National Parks and Reserves Top 5 in South Africa
A Tour of South African National Parks and Nature Reserves.
A quick count of the national Parks and Nature Reserves in South Africa comes up with a total of about 45 distributed widely across the country. During this time I have been fortunate enough to visit about 30 of these National Parks and Nature Reserves. Some I have returned to several times because they have been conveniently located close by or because of their particular beauty and magic.
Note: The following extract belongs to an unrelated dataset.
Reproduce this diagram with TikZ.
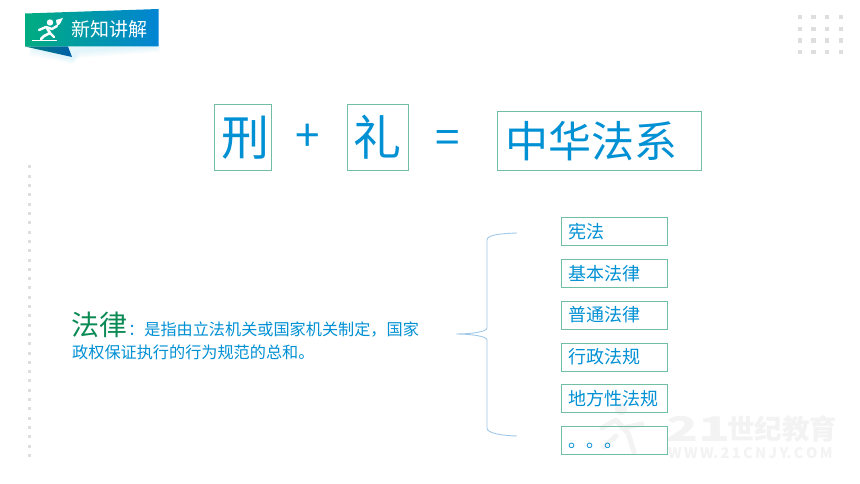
\documentclass[tikz,border=0pt]{standalone}
\usepackage{graphicx}
\usepackage{fontspec}
\newfontfamily\cjk{Noto Sans CJK SC}
\usetikzlibrary{calc}
\definecolor{txtblue}{RGB}{0,144,212}
\definecolor{boxgreen}{RGB}{112,190,164}
\definecolor{lawgreen}{RGB}{10,138,84}
\definecolor{dotgray}{RGB}{222,222,222}
\definecolor{bracecol}{RGB}{160,200,232}
\definecolor{wmark}{RGB}{243,243,243}
\tikzset{
  bigbox/.style={draw=boxgreen,line width=0.9pt,inner sep=0pt,text=txtblue,font=\cjk\fontsize{48}{48}\selectfont,anchor=north west},
  oper/.style={text=txtblue,inner sep=0pt,font=\cjk\fontsize{44}{44}\selectfont},
  lawbox/.style={draw=boxgreen,line width=1pt,anchor=north west,text width=92pt,inner xsep=7pt,inner ysep=0pt,minimum height=28pt,align=left,text=txtblue,font=\cjk\fontsize{18}{18}\selectfont},
  bodytxt/.style={anchor=west,inner sep=0pt,text=txtblue,font=\cjk\fontsize{16.15}{16}\selectfont},
  bracestyle/.style={draw=bracecol,line width=0.9pt},
  dot/.style={fill=dotgray,draw=none},
  runner/.style={draw=white,line cap=round,line join=round}
}
\begin{document}
\begin{tikzpicture}[x=1pt,y=-1pt]
\useasboundingbox (0,0) rectangle (860,484);
\fill[white] (0,0) rectangle (860,484);
% watermark
\node[anchor=west,inner sep=0pt,text=wmark,font=\cjk\bfseries\fontsize{34}{34}\selectfont] (wm1) at (666,429) {\scalebox{1.55}[1]{21}};
\node[anchor=west,inner sep=0pt,text=wmark,font=\cjk\bfseries\fontsize{27.5}{27.5}\selectfont] (wm2) at (727,429) {世纪教育};
\node[anchor=west,inner sep=0pt,text=wmark,font=\cjk\bfseries\fontsize{14.5}{14.5}\selectfont] (wm3) at (668,453) {W\,W\,W.\,2\,1\,C\,N\,J\,Y.\,C\,O\,M};
\fill[wmark] (621,409) circle (6);
\draw[wmark,line width=5pt,line cap=round,line join=round] (602,428) -- (616,420) -- (628,433) -- (634,452) (622,428) -- (642,424) (616,436) -- (604,447);
% dots
\foreach \x in {800,813.5,827,841}
  \foreach \y in {17,29,40.5,52}
    \fill[dot] (\x-2.3,\y-2.3) rectangle (\x+2.3,\y+2.3);
\foreach \i in {0,...,31}
  \fill[dot] (27.5,167+9.3*\i-1.5) rectangle (30.5,167+9.3*\i+1.5);
% banner glow
\foreach \g in {1,...,5}
  \fill[cyan,opacity=0.025] (34-\g,46) -- (155+\g,46) -- (155+\g,47+\g) -- (80,50+1.6*\g) -- (72,59+\g) -- (34-\g,48+1.5*\g) -- cycle;
% banner
\shade[left color={rgb,255:red,0;green,125;blue,125},right color={rgb,255:red,0;green,95;blue,170}] (25,46.5) -- (72,57) -- (68,46.5) -- cycle;
\shade[left color={rgb,255:red,0;green,172;blue,128},right color={rgb,255:red,0;green,132;blue,212}] (25,13.5) -- (158.5,9) -- (158.5,46.5) -- (25,46.5) -- cycle;
\node[anchor=west,inner sep=0pt,text=white,font=\cjk\fontsize{19}{19}\selectfont] (bantitle) at (71,29) {新知讲解};
% runner icon
\fill[white] (50,22.5) circle (3.2);
\draw[runner,line width=2.4pt] (39,30) -- (46,27) -- (52,29) -- (57,26);
\draw[runner,line width=2.6pt] (47,28) -- (50,33) -- (44,36) -- (41,39);
\draw[runner,line width=2.4pt] (50,33) -- (54,37);
\fill[white] (56,20) -- (63,18) -- (60,24) -- (57,26) -- cycle;
\draw[white,line width=0.7pt] (32,40) -- (57,40);
% equation
\node[bigbox,minimum width=57pt,minimum height=66pt] (xing) at (214,104) {\hspace{5pt}刑};
\node[oper] (plus) at (308,138) {+};
\node[bigbox,minimum width=61pt,minimum height=66pt] (li) at (347,104) {礼};
\node[oper] (eq) at (448,142) {=};
\node[bigbox,minimum width=204pt,minimum height=59pt,text width=196pt,align=left,inner xsep=4pt,inner ysep=0pt] (zhfx) at (497,111) {\fontsize{43}{43}\selectfont\hspace{4pt}中华法系};
% definition
\node[anchor=west,inner sep=0pt,text=lawgreen,font=\cjk\fontsize{28}{28}\selectfont] (falv) at (71.5,325) {法律};
\node[bodytxt] (def1) at (128,330) {：是指由立法机关或国家机关制定，国家};
\node[bodytxt] (def2) at (72,352) {政权保证执行的行为规范的总和。};
% right boxes
\node[lawbox] (b1) at (561,217) {宪法};
\node[lawbox] (b2) at (561,259) {基本法律};
\node[lawbox] (b3) at (561,300.5) {普通法律};
\node[lawbox] (b4) at (561,342.5) {行政法规};
\node[lawbox] (b5) at (561,384) {地方性法规};
\node[lawbox] (b6) at (561,425.5) {\vphantom{宪}\smash{\raisebox{-0.5pt}{。。。}}};
% brace
\coordinate (tip) at (456,334);
\coordinate (bt) at (517,233);
\coordinate (bb) at (517,436);
\draw[bracestyle] (bt) .. controls (500,233.5) and (487,235) .. (487,240)
  -- (487,328) .. controls (487,332) and (470,334) .. (tip)
  .. controls (470,334) and (487,336) .. (487,340)
  -- (487,428) .. controls (487,433) and (500,435.5) .. (bb);
\end{tikzpicture}
\end{document}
The Parks and Reserves vary from the huge and world famous Kruger National Park to a relatively small National Park like the Candeboo National Park near Graaff-Reinnet or the local Nahoon Point Nature Reserve overlooking the Indian Ocean. Let me take you on a quick journey as we visit some of my favorites. Here are just five to start with:
Top of my list would be Kruger National Park in the Limpopo Province in N/E South Africa. Probably one of the greatest game reserves in the world. 350km from north to south and 60km across it hosts the largest selection of wild life in the country. 147 mammals, 508 bird species, 114 reptiles and 34 different amphibians, more than 2000 different plants and 336 trees and bushes and 235 grasses. The magic of Kruger is that it is easy to drive in, has excellent facilities and almost always provides a surprise or two. We have on several occasions been fortunate enough to see the ‘big five’ in a single day. It is however the smaller situations that thrill us- such as a green snake swimming across a stream suddenly being attacked and devoured by a crocodile.
Secondly I would list the iSimangaliso Wetland Park in Kwa-Zulu Natal that includes coastal areas such as Sodwana Bay where I saw the biggest Great White Shark imaginable while skin-diving. In land is uMkuze game reserve that boasts a bird list of 450 in a relatively small area (40 000 ha). Here the Fever Tree lined Nsumo Pan is one of my favorite places to stop for a picnic while viewing the Pelicans and Spoonbills and watching an African Jacana walking on the back of a Hippo. Audrey and I were fortunate to spot a Cheetah there on our last visit.
Third on my list would be the Table Mountain National Park in the Western Cape. Covering about 30 000ha it is in fact a mountainous peninsular that overlooks the City of Cape Town to the N/E and the Atlantic Ocean to the West. A cable cart will take you to the top of Table Mountain or you can hike up Platteklip Gorge or one of the other hiking trails. Here is some of the most dramatic mountain scenery in the world, several game species, excellent bird life and a large selection of wildflowers types as part of the Cape Floral Kingdom. There are only 6 plant kingdoms recognized in the world and here you can see Proteas, Disas and many other ‘fynbos’ species.(there are over 2 200 flowering plants in the floral kingdom and over 1400 are found on Table Mountain) You can drive the scenic coastal highway around Cape Point, visit the great beaches like Clifton and Muizenberg, the only mainland colony of Penguins at Simonstown, and spend time on the Waterfront at the Cape Town Harbor. A visit to the prison island where Nelson Mandela was imprisoned can be organized.
In fourth place for this review would be the Namaqua National Park in the Northern Cape. Covering over 150 000ha this is semi-desert bordering on the west coast (the Skeleton Coast) of the Country. After the winter rains in July and August and Spring starts the desert blooms with a spectacular show of wild flowers. The seeds lie dormant in the dry summer season waiting for the rain to come. The annual rainfall is low; averaging less than 200mm, but when it rains it becomes a wonderland of color, comparable to the leaf change in New England. Many of the about 120 bird species in this area are endemic (only found here in South Africa) and Cape fur seals can be seen on the coast and the graceful Springbok and elegant Gemsbok have been introduced to the area.
Number five would be the Kgalagadi Trans-frontier National Park bordering, and in fact extending into, the countries of Botswana and Namibia. This huge semi-desert area also has great facilities in the rest camps and a good road network. The roads mainly follow the dry river beds that have an occasional water hole where the herds of Gemsbok and Springbok come to drink. This is perhaps the best place in South Africa to see the 'Big Cats'. Birding wise Vultures and other Raptors are plentiful with my favourite being the tiny Pygmy Falcon. The African Sky at night has to be seen to be believed as the stars put on a display that stretches from horizon to horizon. A visit to the nearby town of Askam will provide an opportunity to meet some of the remaining Bushmen who provide nature trails in their area.
While these are the big five in my opinion, if you asked any other South African nature lover they may well disagree or add their own personal favorite, but really the only way to know is to come and see for yourself. Addo Elephant Park, Golden Gate Highlands Park, Royal Natal Park and the Karoo National Park come to mind. The photos are my wife Audrey’s or mine, sometimes we debate the issue. Thanks to digital records we can eventually be certain, but I use her’s with permission.